I spent an hour or so outside of the Presidential Palace this morning. The media were massed, and there seemed to be anticipation in the air. I was hoping for a glimpse of Evo Morales, Bolivia’s first full-blooded native – that is non Spanish, non-mestizo – president. I was disappointed in this, but I did get to admire a few of the more quirky, symbolic gestures he has made firsthand.
This clock on the front of the legislature, for example, looks like it is a mirror image of a normal clock. In fact, it is Morales’s way of displaying native pride – native of the Southern Hemisphere, that is. Our standard clock was developed in the Northern Hemisphere following the model of a sundial – which appears to run opposite in the Southern Hemisphere, hence this highly political clock. There’s your science lesson for today.
Morales has also renamed the entire country, whose formal name is now the Plurinational State of Bolivia, which is meant to reflect the diverse ethnic and racial composition of the nation. If all of this seems pretty heavy-handed, you have to understand just how rigidly the Spanish divided their colonial populations based on race. Even pure-blooded Spanish-born in the colonies were second class to those born in Spain proper, and there were gradiations based on every possible racial combination of your ancestors, with native peoples hugging the bottom rungs of society. So, these are broad gestures in the light of historical wrongs.

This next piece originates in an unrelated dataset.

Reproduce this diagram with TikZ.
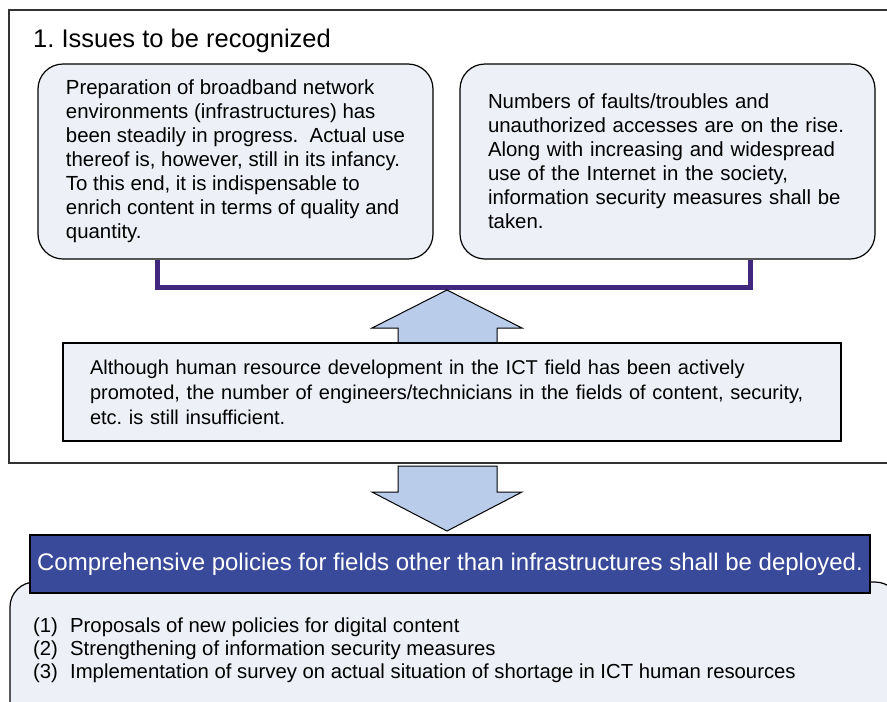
\documentclass[tikz,border=0pt]{standalone}
\usepackage{fontspec}
\setmainfont{Liberation Sans}
\usetikzlibrary{positioning}
\frenchspacing

\definecolor{boxfill}{HTML}{EDF0F6}
\definecolor{arrowfill}{HTML}{B9CDEA}
\definecolor{bracketcol}{HTML}{41287F}
\definecolor{bannerfill}{HTML}{3A4A9A}

\begin{document}
\begin{tikzpicture}[
  x=1pt, y=-1pt,
  issue/.style={draw, line width=1.2pt, fill=boxfill, rounded corners=25pt,
    minimum width=395pt, minimum height=195pt, align=left,
    font=\fontsize{20.4}{24}\selectfont},
  fat/.style={draw, line width=1pt, fill=arrowfill},
  bracket/.style={draw=bracketcol, line width=5pt}
]
\useasboundingbox (0,0) rectangle (887,702);
\clip (0,0) rectangle (887,702);

% frame of part 1
\draw[line width=1.3pt, draw=black!80] (9,10) rectangle (900,463);
\node[anchor=base west, inner sep=0pt, font=\fontsize{25.5}{30}\selectfont] (title) at (33,47) {1. Issues to be recognized};

\node[issue] (broadband) at (235.5,161.5) {Preparation of broadband network\\
environments (infrastructures) has\\
been steadily in progress.\ \ Actual use\\
thereof is, however, still in its infancy.\\
To this end, it is indispensable to\\
enrich content in terms of quality and\\
quantity.};
\node[issue, minimum width=415pt, inner xsep=28pt, text width=359pt] (security) at (667.5,161.5) {Numbers of faults/troubles and\\
unauthorized accesses are on the rise.\\
Along with increasing and widespread\\
use of the Internet in the society,\\
information security measures shall be\\
taken.};

\coordinate (join) at (447,287);
\draw[bracket] ([xshift=-78.5pt]broadband.south) |- (join) -| ([xshift=82.5pt]security.south);

% arrow up
\path[fat] (398,344) -- (398,328) -- (372,328) -- (447,290) -- (522,328) -- (497,328) -- (497,344);

\node[draw, line width=1.2pt, fill=boxfill, minimum width=778pt, minimum height=98pt,
  text width=724pt, align=left, font=\fontsize{20}{25}\selectfont] (people) at (452,392)
  {Although human resource development in the ICT field has been actively\\
promoted, the number of engineers/technicians in the fields of content, security,\\
etc. is still insufficient.};

% arrow down
\path[fat] (398,466) -- (398,492) -- (372,492) -- (447,531) -- (522,492) -- (497,492) -- (497,466) -- cycle;

% part 2
\draw[line width=1.2pt, fill=boxfill, rounded corners=25pt] (10,730) rectangle (900,582);
\node[draw, line width=1.2pt, fill=bannerfill, text=white, minimum width=840pt, minimum height=58pt,
  font=\fontsize{24}{28}\selectfont] (policy) at (450,564)
  {Comprehensive policies for fields other than infrastructures shall be deployed.};
\node[anchor=west, align=left, inner sep=0pt, font=\fontsize{20.3}{23}\selectfont] (todo) at (33,650)
  {\makebox[37pt][l]{(1)}Proposals of new policies for digital content\\
\makebox[37pt][l]{(2)}Strengthening of information security measures\\
\makebox[37pt][l]{(3)}Implementation of survey on actual situation of shortage in ICT human resources};
\end{tikzpicture}
\end{document}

One of the final stops of the day was to the infamous witch market, where Bolivian folk remedies and spirituality are on full display. The most striking example for most tourists are these fetal llamas, used by shamans in a ritual to bless a new construction, such as a house. Pretty wild, the persistence of these old ways, despite the best efforts of the Spanish to suppress them! Culture is a resilient thing, and Bolivia is a far richer place for the incomplete success of the Spanish.